There are many scenarios where recognition of these p53 patterns in HPVA neoplasia will be helpful. A p53 overexpression pattern (strong and diffuse) should alert the pathologist to consider a non-HPV entity, because a HPVA tumor would be predicted to have reduced p53 staining. For example, the vulvar “basaloid SCC” that was excluded from this study was re-reviewed due to p53 overexpression and this ended up being re-classified as an infiltrative basal cell carcinoma. In certain cases, p53 can serve as an ancillary tool to predict HPV infection, especially because HPV ISH is labor intensive and expensive. In the differential diagnosis of HSIL with superimposed lichen sclerosus versus differentiated vulvar intraepithelial neoplasia (dVIN), a p53 mid-epithelial (basal sparing) pattern will support the former diagnosis without the need for expensive HPV ISH testing. We recently encountered a case of vulvar SCC with basaloid features and HSIL. p16 IHC was performed by a learner and, to our surprise, was negative. p53 IHC was subsequently performed, and showed mid-epithelial (basal sparing) and markedly reduced (null-like) staining, consistent with an HPVA tumor, with the implication that this was an example of an HPVA SCC with loss of heterozygosity (allelic loss of p16) as a secondary event. HPV ISH was subsequently performed and it was positive. Lastly, the markedly reduced (null-like) single cell pattern will be the most difficult to distinguish from true TP53 null-type staining, and this was most apparent in the EDACs. Searching for other HPVA p53 patterns in the same tumor and finding a weak blush of p53 staining in the tumor cells will support a HPVA process, but in some cases, distinction may not be possible without molecular confirmation or HPV ISH.

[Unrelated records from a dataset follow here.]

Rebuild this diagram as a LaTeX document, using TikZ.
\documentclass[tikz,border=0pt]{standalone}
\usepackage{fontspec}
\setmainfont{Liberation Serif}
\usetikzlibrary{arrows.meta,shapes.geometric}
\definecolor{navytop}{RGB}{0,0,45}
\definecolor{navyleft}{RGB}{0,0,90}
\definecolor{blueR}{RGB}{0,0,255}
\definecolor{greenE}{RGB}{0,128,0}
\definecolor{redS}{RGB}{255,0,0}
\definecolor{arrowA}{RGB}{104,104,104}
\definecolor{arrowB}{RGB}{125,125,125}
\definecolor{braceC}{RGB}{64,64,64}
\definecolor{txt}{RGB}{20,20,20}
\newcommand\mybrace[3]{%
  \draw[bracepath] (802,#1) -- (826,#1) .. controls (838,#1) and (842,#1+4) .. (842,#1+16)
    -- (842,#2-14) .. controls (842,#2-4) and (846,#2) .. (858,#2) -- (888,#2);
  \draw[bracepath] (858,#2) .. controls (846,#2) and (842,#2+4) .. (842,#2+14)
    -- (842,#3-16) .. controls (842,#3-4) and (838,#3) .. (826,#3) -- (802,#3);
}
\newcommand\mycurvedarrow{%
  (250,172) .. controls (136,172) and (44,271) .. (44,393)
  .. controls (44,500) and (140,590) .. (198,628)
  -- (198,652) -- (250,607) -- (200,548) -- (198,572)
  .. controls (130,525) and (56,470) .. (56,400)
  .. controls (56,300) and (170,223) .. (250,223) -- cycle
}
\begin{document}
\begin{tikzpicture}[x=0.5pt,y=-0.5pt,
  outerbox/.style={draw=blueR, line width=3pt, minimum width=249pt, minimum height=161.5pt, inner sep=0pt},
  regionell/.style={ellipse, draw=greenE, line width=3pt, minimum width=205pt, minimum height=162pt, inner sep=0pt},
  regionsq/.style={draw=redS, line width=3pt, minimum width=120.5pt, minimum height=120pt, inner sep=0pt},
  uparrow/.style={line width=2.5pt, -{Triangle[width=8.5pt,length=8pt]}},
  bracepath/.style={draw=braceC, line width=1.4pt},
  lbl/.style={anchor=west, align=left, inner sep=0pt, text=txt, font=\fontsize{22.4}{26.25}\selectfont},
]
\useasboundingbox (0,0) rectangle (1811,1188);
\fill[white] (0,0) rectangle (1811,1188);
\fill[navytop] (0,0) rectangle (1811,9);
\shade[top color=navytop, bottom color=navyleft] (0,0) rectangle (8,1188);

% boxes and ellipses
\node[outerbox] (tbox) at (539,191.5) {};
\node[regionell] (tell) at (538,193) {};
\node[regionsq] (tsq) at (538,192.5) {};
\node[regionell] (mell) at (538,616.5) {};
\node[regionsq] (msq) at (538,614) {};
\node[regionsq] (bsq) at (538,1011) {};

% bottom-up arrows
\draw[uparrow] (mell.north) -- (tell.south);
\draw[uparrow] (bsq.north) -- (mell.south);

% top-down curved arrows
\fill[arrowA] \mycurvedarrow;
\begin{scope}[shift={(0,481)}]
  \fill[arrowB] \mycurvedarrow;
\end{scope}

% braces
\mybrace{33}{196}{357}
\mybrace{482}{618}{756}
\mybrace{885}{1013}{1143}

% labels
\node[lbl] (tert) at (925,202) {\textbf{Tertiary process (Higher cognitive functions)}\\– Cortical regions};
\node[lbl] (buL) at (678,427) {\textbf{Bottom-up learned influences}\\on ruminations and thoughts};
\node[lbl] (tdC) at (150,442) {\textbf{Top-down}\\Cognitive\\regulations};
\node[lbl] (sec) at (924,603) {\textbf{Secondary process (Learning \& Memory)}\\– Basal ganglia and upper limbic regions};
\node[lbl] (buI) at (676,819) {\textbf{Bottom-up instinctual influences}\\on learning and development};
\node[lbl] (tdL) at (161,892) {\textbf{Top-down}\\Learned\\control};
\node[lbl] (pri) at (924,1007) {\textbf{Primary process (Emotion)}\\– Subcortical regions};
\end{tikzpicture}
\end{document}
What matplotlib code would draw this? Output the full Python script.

Finally, this paper highlights the utmost importance of “pattern” versus “positive” in diagnostic pathology. Similar to the situation with p16, positive staining for p53 alone is insufficient to serve as a surrogate marker of TP53 mutation. Consideration of p53 intensity, proportion and pattern all need to be considered. This study shows that p53 staining patterns in HPV-associated carcinomas can mimic those seen in TP53 mutated cancers. Awareness of these patterns can help avoid misclassification of carcinomas in the female lower genital tract and, when present, alert the pathologist to a diagnosis of an HPV-associated carcinoma.